Exercise goal ->
Where a line holds the word "this", copy that line.
################
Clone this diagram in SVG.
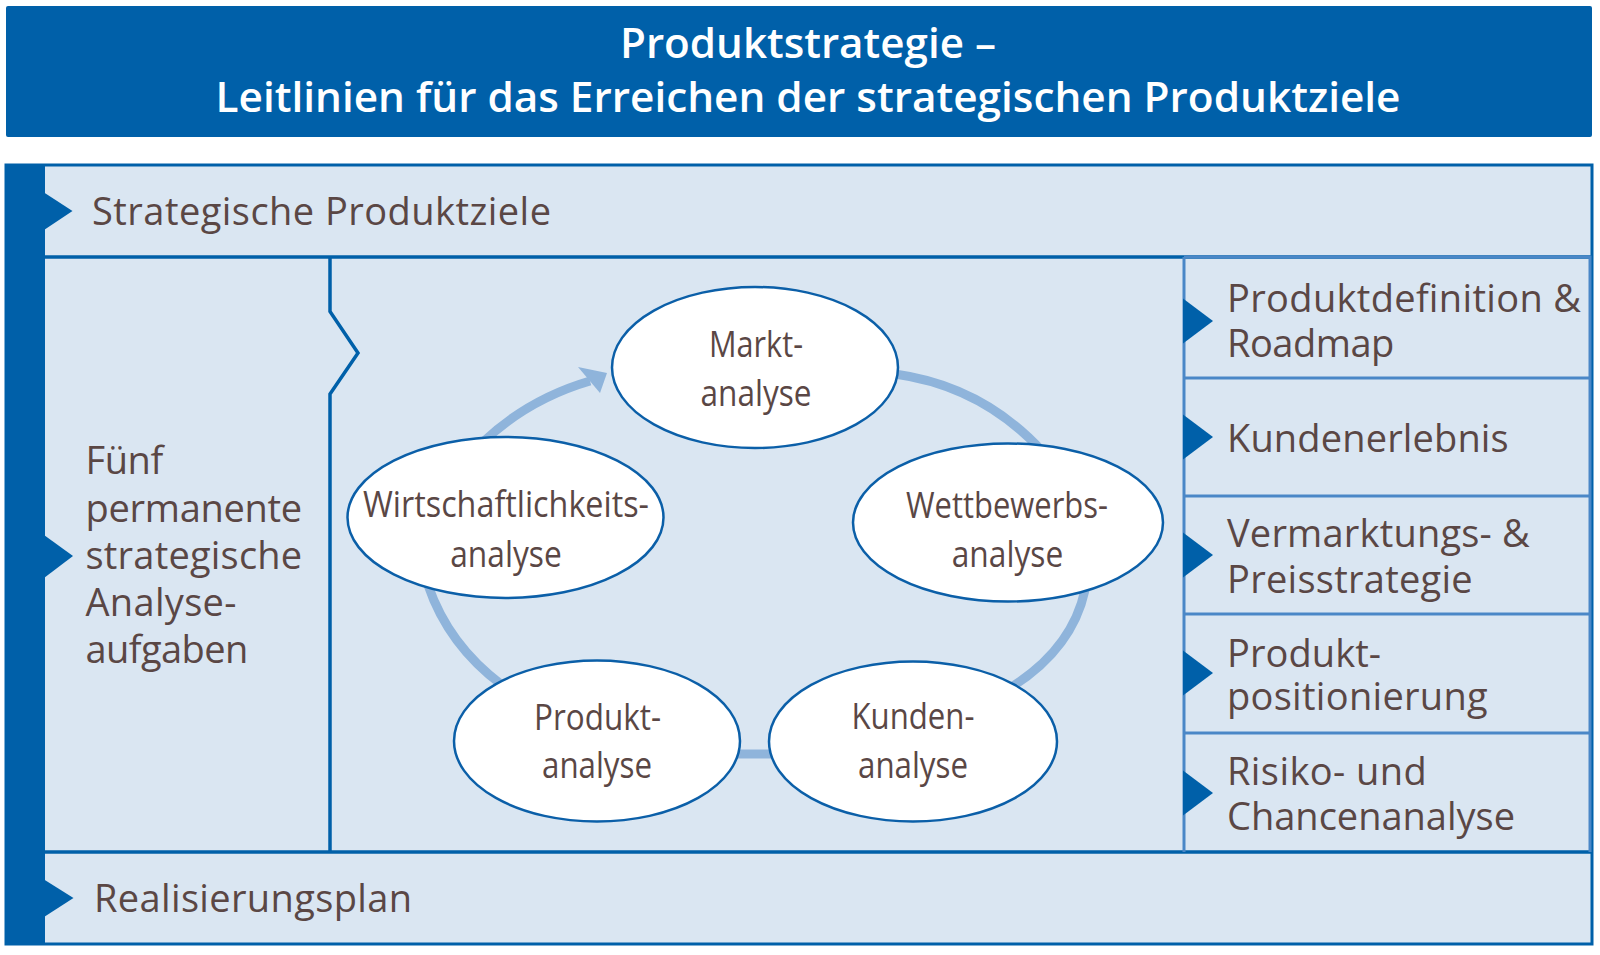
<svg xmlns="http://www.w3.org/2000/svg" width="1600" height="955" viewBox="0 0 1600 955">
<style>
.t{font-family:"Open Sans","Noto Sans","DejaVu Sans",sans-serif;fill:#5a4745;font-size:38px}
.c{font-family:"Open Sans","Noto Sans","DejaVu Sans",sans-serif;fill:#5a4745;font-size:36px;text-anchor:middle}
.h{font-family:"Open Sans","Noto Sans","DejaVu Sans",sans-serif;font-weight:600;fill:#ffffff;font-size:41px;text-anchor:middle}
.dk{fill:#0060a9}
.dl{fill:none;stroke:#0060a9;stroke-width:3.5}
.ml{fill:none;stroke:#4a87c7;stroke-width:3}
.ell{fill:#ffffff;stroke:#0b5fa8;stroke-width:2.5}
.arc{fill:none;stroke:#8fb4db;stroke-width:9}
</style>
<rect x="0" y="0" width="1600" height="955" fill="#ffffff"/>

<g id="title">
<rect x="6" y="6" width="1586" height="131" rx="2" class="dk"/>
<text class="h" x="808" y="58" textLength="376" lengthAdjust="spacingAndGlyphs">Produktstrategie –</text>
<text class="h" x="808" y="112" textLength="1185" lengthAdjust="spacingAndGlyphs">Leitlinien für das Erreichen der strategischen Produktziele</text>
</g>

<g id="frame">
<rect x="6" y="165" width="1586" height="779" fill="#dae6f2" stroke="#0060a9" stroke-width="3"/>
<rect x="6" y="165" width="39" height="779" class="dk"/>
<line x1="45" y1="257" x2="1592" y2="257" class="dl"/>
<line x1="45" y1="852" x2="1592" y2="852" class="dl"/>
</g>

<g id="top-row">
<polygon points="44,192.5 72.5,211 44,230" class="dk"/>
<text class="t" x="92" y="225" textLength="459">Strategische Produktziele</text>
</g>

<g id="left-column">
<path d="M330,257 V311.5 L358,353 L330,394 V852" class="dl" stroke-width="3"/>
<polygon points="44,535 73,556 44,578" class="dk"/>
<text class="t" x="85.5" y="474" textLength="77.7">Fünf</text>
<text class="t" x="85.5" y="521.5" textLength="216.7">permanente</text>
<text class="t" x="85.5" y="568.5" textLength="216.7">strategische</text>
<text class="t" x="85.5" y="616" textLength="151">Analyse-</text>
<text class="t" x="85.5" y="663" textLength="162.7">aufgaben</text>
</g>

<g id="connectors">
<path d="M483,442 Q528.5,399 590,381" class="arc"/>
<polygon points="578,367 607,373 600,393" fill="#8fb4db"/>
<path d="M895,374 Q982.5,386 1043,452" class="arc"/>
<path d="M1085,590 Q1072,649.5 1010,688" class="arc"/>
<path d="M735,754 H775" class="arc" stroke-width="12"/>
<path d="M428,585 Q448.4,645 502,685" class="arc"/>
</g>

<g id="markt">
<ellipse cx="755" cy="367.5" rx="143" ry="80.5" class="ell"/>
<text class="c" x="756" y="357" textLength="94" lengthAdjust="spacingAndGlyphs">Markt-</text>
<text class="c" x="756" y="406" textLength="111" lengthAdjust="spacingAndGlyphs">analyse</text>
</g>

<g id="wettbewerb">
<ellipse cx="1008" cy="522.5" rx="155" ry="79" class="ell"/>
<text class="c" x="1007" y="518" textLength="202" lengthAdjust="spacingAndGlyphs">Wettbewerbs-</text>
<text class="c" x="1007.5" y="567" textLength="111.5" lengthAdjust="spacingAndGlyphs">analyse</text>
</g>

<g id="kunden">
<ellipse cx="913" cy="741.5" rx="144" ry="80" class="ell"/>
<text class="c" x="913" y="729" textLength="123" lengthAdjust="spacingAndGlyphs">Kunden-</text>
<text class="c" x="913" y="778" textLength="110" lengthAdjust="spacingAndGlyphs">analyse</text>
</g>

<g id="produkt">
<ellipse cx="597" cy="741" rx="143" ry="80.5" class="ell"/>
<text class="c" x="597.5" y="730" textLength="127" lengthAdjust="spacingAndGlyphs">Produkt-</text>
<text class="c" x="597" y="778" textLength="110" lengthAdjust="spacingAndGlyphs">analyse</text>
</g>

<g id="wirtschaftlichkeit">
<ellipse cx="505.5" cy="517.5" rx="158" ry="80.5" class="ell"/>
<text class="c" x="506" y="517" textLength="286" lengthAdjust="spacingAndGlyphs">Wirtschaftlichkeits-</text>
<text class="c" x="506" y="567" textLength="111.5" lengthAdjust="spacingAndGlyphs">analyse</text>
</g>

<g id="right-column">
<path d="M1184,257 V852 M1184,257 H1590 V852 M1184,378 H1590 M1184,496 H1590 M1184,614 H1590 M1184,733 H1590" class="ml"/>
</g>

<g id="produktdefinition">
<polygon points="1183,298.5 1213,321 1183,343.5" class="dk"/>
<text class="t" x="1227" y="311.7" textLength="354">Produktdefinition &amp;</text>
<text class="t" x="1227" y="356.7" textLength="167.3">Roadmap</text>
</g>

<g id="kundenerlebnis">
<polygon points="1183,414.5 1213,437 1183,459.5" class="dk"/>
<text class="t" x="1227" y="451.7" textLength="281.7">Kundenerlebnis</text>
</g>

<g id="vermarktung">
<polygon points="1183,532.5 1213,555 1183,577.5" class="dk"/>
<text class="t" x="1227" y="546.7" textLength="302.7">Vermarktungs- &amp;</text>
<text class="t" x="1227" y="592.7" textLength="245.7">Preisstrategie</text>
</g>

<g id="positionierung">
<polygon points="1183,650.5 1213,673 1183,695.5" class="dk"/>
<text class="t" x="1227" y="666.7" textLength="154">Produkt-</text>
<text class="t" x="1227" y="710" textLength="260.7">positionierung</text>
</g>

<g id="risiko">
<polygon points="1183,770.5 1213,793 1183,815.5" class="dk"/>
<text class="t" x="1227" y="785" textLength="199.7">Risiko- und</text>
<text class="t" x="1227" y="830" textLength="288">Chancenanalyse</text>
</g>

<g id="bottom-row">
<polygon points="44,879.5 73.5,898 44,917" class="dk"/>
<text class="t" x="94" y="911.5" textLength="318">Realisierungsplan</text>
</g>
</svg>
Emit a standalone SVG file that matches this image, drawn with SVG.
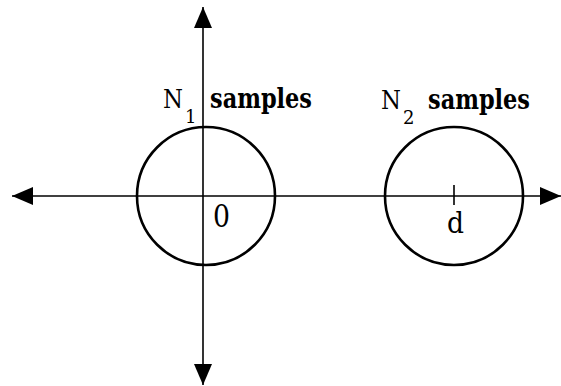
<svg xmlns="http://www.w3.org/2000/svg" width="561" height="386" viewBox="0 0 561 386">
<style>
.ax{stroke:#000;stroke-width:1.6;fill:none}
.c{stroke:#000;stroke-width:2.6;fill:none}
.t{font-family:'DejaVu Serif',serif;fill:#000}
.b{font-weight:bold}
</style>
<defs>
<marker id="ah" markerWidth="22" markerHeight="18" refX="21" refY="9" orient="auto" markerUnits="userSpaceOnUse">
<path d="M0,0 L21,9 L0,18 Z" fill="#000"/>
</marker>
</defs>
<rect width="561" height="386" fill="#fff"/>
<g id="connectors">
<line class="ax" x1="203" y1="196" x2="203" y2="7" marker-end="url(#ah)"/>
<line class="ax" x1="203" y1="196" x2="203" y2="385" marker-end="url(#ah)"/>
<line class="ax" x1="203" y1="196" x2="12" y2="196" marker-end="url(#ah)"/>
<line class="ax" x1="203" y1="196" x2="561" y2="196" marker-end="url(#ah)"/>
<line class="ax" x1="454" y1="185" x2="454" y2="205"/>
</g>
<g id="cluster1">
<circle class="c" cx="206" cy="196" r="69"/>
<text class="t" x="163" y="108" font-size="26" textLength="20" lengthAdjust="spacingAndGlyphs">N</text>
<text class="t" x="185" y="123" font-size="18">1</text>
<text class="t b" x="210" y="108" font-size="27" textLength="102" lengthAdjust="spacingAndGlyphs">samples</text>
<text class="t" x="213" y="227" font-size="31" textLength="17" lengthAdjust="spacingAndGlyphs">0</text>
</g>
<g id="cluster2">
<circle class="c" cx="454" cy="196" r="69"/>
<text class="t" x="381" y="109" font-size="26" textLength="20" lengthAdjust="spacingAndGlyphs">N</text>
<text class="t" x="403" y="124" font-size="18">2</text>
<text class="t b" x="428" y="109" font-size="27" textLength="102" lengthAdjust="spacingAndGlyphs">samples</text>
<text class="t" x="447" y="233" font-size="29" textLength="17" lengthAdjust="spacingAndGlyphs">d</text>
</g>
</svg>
################
Exercise response ->
Clone this diagram in SVG.
Emit a standalone SVG file that matches this image, drawn with SVG.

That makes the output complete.